Conservative media, in other words, became an ideological ghetto. And ghettos often develop pathologies. What’s remarkable is not that so much of the right-wing media is so vitriolic and prone to conspiracy-mongering; what’s remarkable is that so many of those outlets remain committed to careful reporting and debunking things like the Obama birth certificate nonsense, rather than simply pandering to their readers.
The defining feature of Official Conservatism™ and its retarded little brother, Reason Libertarianism, is a fear of being “ghettoized” which is the scare word for being left out of the Progressive party circuit. They fear that more than death. If the price of admission means mocking and ridiculing the people whose interests they claim to champion, that’s a price they are more than happy to pay.
I’m not blaming liberals for the rise of the conservative-media ghetto. “Blame” implies that someone made a decision to make this happen. The thing is, no one made any such decision. There was no secret plan.
There was certainly no liberal media conspiracy, just an iterative process controlled by no one: Being human, liberals naturally prefer the work of folks who agree with them, so those are the folks they tend to hire and promote. As they became increasingly dominant in the media, the trend became self-reinforcing. Fewer conservatives wanted to enter the castle in the first place, and few were allowed to. Now the castle residents are peering into the swamp and wondering what the heck is going on out there.

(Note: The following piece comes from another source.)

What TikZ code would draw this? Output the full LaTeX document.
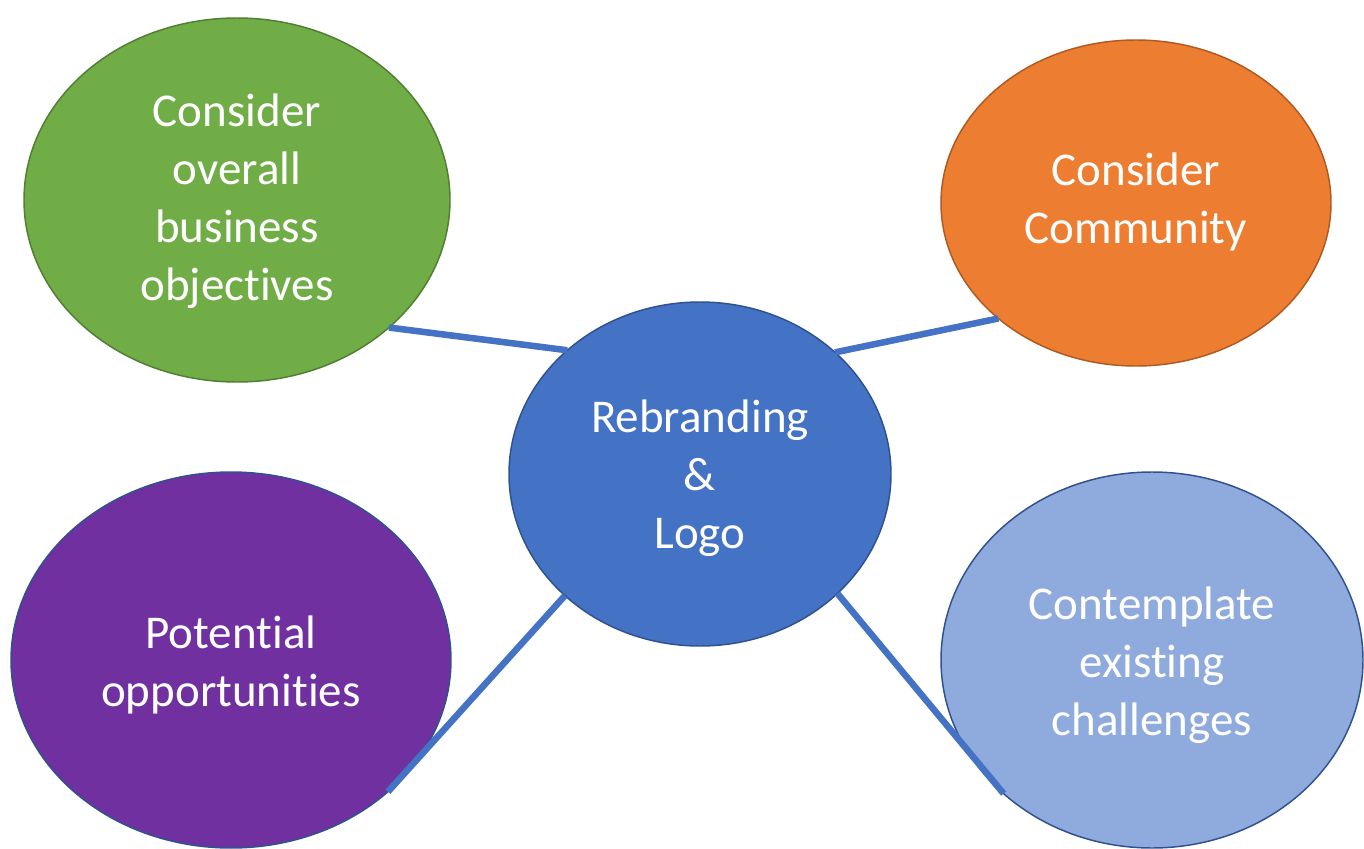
\documentclass[tikz,border=0pt]{standalone}
\usepackage{fontspec}
\setmainfont{Carlito}[Ligatures={NoCommon,NoContextual}]
\usetikzlibrary{shapes.geometric}

% keeps "t" and "i" as separate glyphs
\newcommand{\splitti}{t\kern0pt i}

\definecolor{leafgreen}{HTML}{70AD47}
\definecolor{leafgreenedge}{HTML}{507E32}
\definecolor{tangerine}{HTML}{ED7D31}
\definecolor{tangerineedge}{HTML}{AE5A21}
\definecolor{royal}{HTML}{4472C4}
\definecolor{royaledge}{HTML}{2F528F}
\definecolor{plum}{HTML}{7030A0}
\definecolor{skyblue}{HTML}{8FAADC}

\tikzset{
  bubble/.style={ellipse, draw, line width=1.1pt, inner sep=0pt, outer sep=0pt},
  caption/.style={align=center, text=white, inner sep=0pt,
    font=\fontsize{35.25}{43.5}\selectfont},
  spoke/.style={draw=royal, line width=4.9pt, line cap=butt}
}

\begin{document}
\begin{tikzpicture}[x=0.75pt, y=-0.75pt]
  \useasboundingbox (0,0) rectangle (1364,849);

  % hub and the four topic bubbles
  \node[bubble, fill=royal, draw=royaledge,
        minimum width=382*0.75pt, minimum height=344*0.75pt]
    (hub) at (700,474) {};
  \node[bubble, fill=leafgreen, draw=leafgreenedge,
        minimum width=426*0.75pt, minimum height=364*0.75pt]
    (goals) at (237,200) {};
  \node[bubble, fill=tangerine, draw=tangerineedge,
        minimum width=390*0.75pt, minimum height=326*0.75pt]
    (community) at (1136,203) {};
  \node[bubble, fill=plum, draw=royaledge,
        minimum width=440*0.75pt, minimum height=376*0.75pt]
    (chances) at (231,660) {};
  \node[bubble, fill=skyblue, draw=royaledge,
        minimum width=422*0.75pt, minimum height=376*0.75pt]
    (hurdles) at (1152,660) {};

  % bubble texts
  \node[caption] (hub-text) at ([yshift=-3pt]hub.center) {Rebranding\\\&\\Logo};
  \node[caption] (goals-text) at ([yshift=-1pt]goals.center) {Consider\\overall\\business\\objec\splitti ves};
  \node[caption] (community-text) at ([yshift=1pt]community.center) {Consider\\Community};
  \node[caption] (chances-text) at ([yshift=-4pt]chances.center) {Poten\splitti al\\opportuni\splitti es};
  \node[caption] (hurdles-text) at ([yshift=-4pt]hurdles.center) {Contemplate\\existing\\challenges};

  % connectors from the hub to each bubble
  \draw[spoke] (goals.-40.5) -- (hub.137.4);
  \draw[spoke] (hub.42.8) -- (community.-140.4);
  \draw[spoke] (hub.-138.3) -- (chances.-40.2);
  \draw[spoke] (hub.-41.9) -- (hurdles.-138.5);
\end{tikzpicture}
\end{document}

I suspect she had to fight back tears writing those two graphs.
But whoever is to blame for the problem, yelling at the residents of the swamp to behave themselves is probably not going to fix it. What would fix the problem is if the folks in the castle made a concerted effort to open the doors and persuade some of the swamp-dwellers to move inside. Not just to move inside, but to help run the place, pushing back on liberal pieties and dubious claims with the same fervor that liberals push back on conservative ones.
Call me Swamp Thing.
One of the amusing aspects of these columns is that people like McArdle are just as clueless about life outside the bubble as her moonbat friends. She positions herself as soul sister number one, down with those loony Dirty People in the swamp, but she would break out in hives reading the sorts of things that are coming from the Dissident Right. The fundamentals of what is driving the rebellion against the elites is well outside the field of vision for people like McArdle. She does not know what she does not know.